• [The exercise]
Reproduce, word for word, the span of lines starting at the line holding "Write a LaTeX" and ending at the line holding "inner sep=0pt, anchor=base". Omit every picture.

• [Supplied material]
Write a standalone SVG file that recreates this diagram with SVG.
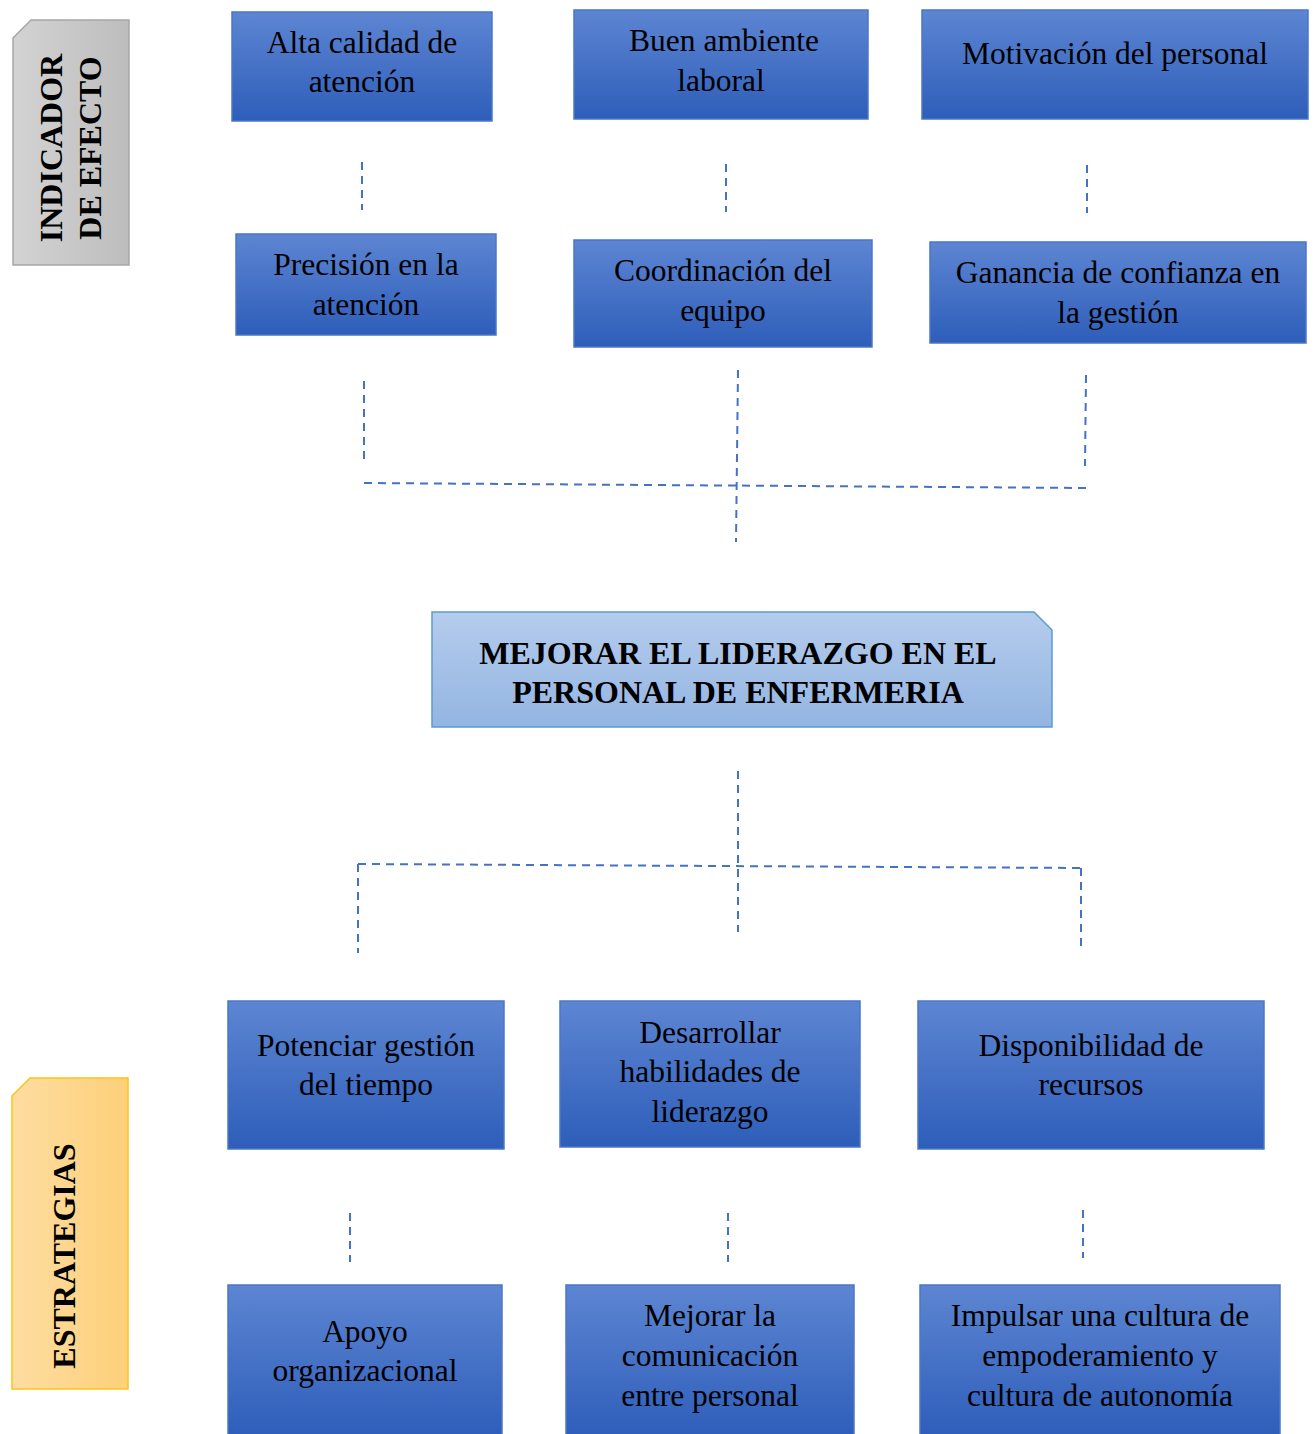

...

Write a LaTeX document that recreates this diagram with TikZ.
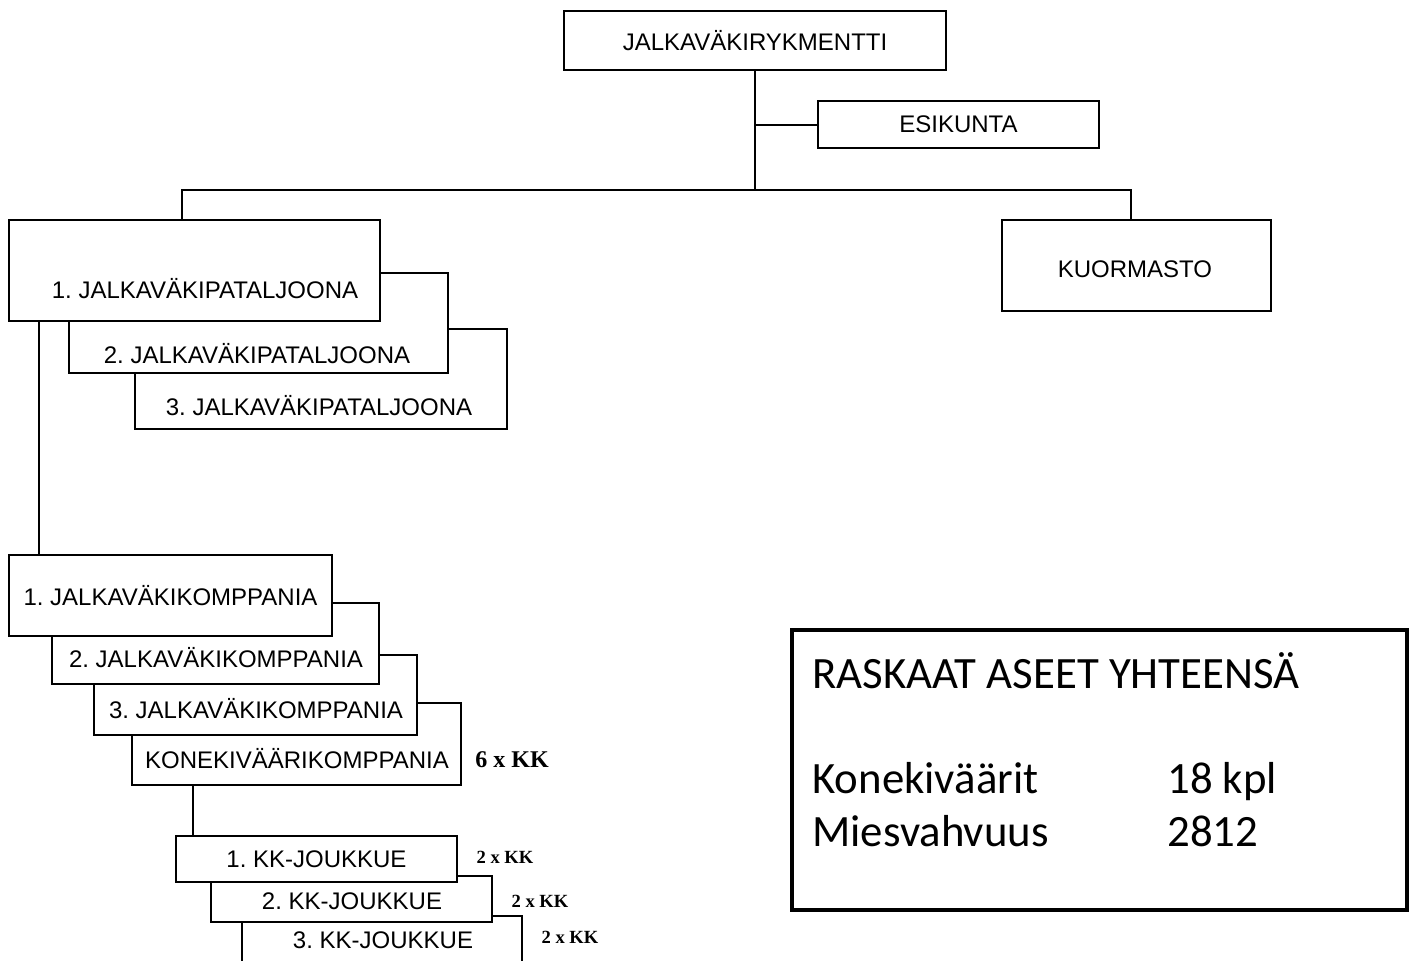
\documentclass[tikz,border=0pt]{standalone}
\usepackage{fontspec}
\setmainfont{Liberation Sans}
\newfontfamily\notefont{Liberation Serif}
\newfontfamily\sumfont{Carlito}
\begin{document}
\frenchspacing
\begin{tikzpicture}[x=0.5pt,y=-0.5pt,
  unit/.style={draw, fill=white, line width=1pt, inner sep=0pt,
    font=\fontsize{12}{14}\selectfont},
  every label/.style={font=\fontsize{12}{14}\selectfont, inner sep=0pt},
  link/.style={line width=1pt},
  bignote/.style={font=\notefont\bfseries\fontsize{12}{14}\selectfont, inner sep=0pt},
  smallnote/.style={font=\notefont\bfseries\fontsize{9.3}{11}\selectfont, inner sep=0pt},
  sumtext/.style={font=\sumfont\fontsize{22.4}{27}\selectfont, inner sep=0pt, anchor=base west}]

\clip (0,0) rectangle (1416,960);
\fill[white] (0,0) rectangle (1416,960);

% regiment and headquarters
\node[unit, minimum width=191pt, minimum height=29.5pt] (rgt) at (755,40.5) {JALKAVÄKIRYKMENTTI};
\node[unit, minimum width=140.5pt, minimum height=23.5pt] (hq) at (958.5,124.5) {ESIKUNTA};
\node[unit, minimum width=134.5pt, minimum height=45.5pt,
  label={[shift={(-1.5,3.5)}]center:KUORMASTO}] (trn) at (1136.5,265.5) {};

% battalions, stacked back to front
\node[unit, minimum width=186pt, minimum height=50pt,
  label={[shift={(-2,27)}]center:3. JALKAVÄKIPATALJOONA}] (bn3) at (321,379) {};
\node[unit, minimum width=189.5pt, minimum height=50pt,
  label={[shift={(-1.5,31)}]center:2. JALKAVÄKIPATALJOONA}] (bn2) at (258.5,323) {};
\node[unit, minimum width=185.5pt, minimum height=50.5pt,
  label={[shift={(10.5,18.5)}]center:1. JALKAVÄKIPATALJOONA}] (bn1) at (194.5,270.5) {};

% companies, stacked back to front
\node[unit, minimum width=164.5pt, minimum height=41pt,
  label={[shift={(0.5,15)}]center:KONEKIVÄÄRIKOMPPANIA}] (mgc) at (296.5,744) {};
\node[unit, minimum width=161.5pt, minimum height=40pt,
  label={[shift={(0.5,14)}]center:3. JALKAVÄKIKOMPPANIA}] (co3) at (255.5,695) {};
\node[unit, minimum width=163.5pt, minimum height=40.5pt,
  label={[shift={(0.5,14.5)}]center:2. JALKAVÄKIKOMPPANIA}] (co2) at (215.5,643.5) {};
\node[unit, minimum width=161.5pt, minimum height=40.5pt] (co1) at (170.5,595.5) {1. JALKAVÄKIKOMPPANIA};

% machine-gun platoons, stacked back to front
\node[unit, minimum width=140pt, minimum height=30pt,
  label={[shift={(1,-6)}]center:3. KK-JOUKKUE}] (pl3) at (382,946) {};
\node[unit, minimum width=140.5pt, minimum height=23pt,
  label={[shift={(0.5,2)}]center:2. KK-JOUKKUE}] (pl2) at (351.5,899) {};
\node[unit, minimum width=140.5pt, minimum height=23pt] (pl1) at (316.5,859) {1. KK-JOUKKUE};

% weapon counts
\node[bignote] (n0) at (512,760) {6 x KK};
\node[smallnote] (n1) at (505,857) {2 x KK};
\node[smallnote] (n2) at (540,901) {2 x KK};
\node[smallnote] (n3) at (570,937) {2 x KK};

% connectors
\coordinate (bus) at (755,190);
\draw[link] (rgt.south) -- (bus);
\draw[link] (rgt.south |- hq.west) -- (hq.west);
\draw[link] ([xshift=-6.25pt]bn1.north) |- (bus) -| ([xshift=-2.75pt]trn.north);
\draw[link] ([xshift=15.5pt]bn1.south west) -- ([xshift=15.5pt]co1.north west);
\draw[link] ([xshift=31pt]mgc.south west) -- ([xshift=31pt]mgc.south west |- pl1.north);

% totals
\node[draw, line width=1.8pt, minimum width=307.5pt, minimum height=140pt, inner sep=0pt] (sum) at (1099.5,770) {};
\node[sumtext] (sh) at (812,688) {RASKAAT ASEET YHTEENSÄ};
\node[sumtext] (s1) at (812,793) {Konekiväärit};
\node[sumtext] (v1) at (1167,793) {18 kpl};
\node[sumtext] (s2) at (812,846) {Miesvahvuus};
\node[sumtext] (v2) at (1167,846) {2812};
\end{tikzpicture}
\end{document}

• [Output of the exercise]
Write a LaTeX document that recreates this diagram with TikZ.
\documentclass[tikz,border=0pt]{standalone}
\usepackage{fontspec}
\setmainfont{Liberation Sans}
\newfontfamily\notefont{Liberation Serif}
\newfontfamily\sumfont{Carlito}
\begin{document}
\frenchspacing
\begin{tikzpicture}[x=0.5pt,y=-0.5pt,
  unit/.style={draw, fill=white, line width=1pt, inner sep=0pt,
    font=\fontsize{12}{14}\selectfont},
  every label/.style={font=\fontsize{12}{14}\selectfont, inner sep=0pt},
  link/.style={line width=1pt},
  bignote/.style={font=\notefont\bfseries\fontsize{12}{14}\selectfont, inner sep=0pt},
  smallnote/.style={font=\notefont\bfseries\fontsize{9.3}{11}\selectfont, inner sep=0pt},
  sumtext/.style={font=\sumfont\fontsize{22.4}{27}\selectfont, inner sep=0pt, anchor=base west}]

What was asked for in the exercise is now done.